The sanctions to be imposed would not ban contact between, for example, Putin and Biden, or U.S. Secretary of State Antony Blinken and Lavrov.
It was unclear what the practical impact on Putin and Lavrov would be and how important their assets in Europe were.
EU ministers have said further sanctions are possible, including kicking Russia out of SWIFT, the dominant system for global financial transactions. Separately, Canadian Prime Minister Justin Trudeau said Canada supports the removal of Russia from the SWIFT banking system.
Russia has imposed its own tit-for-tat measures, banning British flights to and over its territory in retaliation to a similar U.K. ban on Aeroflot flights. Russian authorities also announced the “partial restriction” of access to Facebook after the social media network limited the accounts of several Kremlin-backed media.

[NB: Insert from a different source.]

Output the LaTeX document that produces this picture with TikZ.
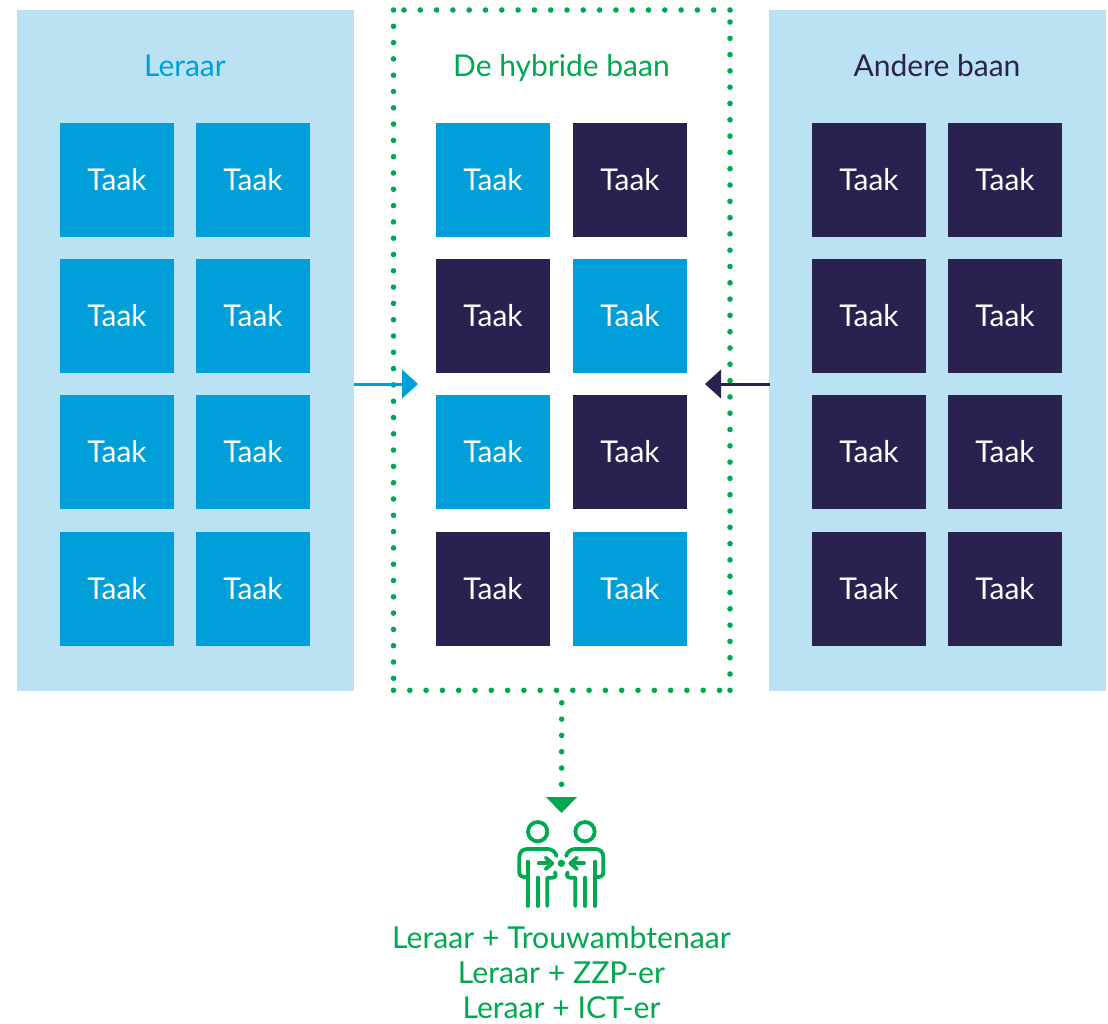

Russia also vetoed a U.N. Security Council resolution demanding that Moscow stop its attack on Ukraine and withdraw all troops.
The international measures against Russia have included an extraordinary visit by Pope Francis to the Russian Embassy to “express his concern about the war,” according to the Vatican. In the sports world, the UEFA Champions League final — the Super Bowl of European soccer — was stripped from St. Petersburg. Formula One dropped this season’s Russian Grand Prix.
And in pop culture, the wildly popular Eurovision song contest banned Russia from the May finals in Italy.
Countries in Asia and the Pacific have joined the U.S., the EU and others in sanctioning Russian banks and leading companies and setting up export controls aimed at starving Russia’s industries and military of semiconductors and other high-tech products.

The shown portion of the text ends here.